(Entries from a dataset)
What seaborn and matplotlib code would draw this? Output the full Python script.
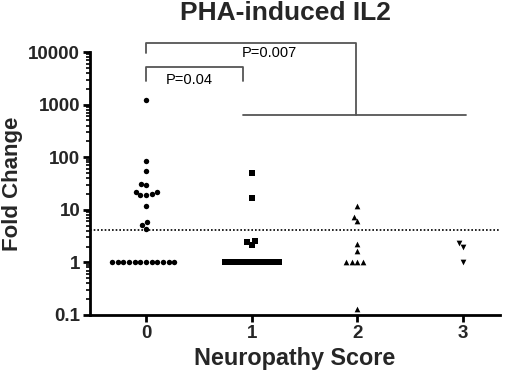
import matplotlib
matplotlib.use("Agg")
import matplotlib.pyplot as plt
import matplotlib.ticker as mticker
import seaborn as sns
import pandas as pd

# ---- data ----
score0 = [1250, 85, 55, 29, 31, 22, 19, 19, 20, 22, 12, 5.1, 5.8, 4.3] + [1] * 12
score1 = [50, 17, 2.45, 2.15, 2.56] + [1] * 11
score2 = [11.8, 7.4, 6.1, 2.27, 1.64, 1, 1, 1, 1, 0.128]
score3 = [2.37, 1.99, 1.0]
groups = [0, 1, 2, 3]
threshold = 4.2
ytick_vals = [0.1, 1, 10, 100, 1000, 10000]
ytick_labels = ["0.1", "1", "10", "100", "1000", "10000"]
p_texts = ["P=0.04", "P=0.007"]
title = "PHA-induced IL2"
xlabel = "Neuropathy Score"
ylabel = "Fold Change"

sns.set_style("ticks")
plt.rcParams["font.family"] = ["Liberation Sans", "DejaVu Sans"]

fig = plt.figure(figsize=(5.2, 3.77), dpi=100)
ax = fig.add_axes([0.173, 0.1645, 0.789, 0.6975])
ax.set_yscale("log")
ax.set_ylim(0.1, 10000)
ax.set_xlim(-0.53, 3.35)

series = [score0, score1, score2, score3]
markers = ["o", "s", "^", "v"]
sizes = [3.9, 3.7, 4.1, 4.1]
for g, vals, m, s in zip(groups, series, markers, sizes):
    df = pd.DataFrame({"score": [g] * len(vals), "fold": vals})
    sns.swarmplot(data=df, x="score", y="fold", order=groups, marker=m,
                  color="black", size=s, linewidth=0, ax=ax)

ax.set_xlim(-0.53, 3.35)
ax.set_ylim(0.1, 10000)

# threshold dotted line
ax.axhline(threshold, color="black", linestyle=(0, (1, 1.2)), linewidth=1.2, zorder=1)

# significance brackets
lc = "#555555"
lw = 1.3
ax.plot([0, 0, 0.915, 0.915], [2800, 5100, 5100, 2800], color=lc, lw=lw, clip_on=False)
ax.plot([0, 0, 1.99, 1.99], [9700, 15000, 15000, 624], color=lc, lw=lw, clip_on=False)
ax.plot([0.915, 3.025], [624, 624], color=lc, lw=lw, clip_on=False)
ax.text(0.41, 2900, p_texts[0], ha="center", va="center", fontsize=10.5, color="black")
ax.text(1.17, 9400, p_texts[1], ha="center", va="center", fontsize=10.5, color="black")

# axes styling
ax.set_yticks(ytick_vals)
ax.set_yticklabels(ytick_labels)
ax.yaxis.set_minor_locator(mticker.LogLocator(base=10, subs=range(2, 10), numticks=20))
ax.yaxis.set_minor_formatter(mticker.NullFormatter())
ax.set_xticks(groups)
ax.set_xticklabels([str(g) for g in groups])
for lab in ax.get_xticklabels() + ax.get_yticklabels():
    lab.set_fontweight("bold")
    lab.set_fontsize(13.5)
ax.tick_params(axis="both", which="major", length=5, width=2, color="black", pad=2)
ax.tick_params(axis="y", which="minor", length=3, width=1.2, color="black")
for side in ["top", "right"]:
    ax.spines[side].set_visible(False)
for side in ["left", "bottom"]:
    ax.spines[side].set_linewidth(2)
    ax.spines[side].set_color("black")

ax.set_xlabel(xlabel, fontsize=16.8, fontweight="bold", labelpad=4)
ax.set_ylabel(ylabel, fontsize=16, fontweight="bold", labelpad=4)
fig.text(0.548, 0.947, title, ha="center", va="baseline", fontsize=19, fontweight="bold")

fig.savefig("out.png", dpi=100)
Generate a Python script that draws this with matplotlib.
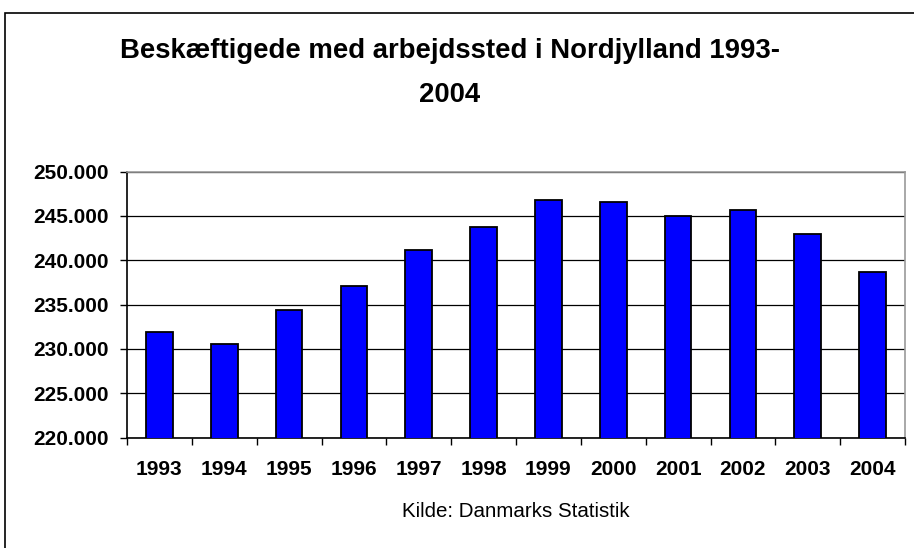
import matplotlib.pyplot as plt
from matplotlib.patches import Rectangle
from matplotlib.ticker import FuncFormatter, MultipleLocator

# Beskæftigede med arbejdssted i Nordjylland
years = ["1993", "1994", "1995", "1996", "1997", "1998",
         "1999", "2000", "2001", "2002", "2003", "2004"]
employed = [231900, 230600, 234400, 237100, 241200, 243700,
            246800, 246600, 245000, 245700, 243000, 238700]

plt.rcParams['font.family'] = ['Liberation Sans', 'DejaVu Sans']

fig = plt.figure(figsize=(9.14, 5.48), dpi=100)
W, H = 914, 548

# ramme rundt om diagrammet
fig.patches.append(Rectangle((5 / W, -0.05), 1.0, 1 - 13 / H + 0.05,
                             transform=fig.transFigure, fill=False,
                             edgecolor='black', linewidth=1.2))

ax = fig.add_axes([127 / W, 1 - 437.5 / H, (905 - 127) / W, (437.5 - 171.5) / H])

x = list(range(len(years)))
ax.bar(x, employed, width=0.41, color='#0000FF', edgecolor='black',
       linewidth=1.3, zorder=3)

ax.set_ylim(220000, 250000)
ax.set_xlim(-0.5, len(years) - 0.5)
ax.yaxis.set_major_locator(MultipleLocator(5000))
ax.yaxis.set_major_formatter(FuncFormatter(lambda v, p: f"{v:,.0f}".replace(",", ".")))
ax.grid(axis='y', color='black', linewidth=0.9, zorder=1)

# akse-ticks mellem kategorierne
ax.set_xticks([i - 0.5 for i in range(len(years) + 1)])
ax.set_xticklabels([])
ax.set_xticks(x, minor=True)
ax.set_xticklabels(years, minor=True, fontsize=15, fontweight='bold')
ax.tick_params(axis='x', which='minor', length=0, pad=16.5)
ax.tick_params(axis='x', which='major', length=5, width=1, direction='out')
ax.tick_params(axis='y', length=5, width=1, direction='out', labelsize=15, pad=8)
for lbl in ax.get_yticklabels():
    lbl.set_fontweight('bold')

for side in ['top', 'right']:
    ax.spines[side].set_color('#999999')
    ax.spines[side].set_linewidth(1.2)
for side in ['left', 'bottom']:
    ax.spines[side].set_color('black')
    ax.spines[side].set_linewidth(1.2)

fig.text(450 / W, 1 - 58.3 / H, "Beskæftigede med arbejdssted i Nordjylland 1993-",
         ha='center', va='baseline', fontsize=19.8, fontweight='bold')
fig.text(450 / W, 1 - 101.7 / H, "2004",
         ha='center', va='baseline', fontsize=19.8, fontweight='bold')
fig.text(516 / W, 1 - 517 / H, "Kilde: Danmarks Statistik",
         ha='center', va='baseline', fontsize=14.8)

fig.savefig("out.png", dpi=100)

• Work to be completed:
Exactly reproduce the lines from the line holding "Generate a Python" through the line holding "edgecolor='black', linewidth=1.2))", and only those; pictures are to be left out.

• Solution:
Generate a Python script that draws this with matplotlib.
import matplotlib.pyplot as plt
from matplotlib.patches import Rectangle
from matplotlib.ticker import FuncFormatter, MultipleLocator

# Beskæftigede med arbejdssted i Nordjylland
years = ["1993", "1994", "1995", "1996", "1997", "1998",
         "1999", "2000", "2001", "2002", "2003", "2004"]
employed = [231900, 230600, 234400, 237100, 241200, 243700,
            246800, 246600, 245000, 245700, 243000, 238700]

plt.rcParams['font.family'] = ['Liberation Sans', 'DejaVu Sans']

fig = plt.figure(figsize=(9.14, 5.48), dpi=100)
W, H = 914, 548

# ramme rundt om diagrammet
fig.patches.append(Rectangle((5 / W, -0.05), 1.0, 1 - 13 / H + 0.05,
                             transform=fig.transFigure, fill=False,
                             edgecolor='black', linewidth=1.2))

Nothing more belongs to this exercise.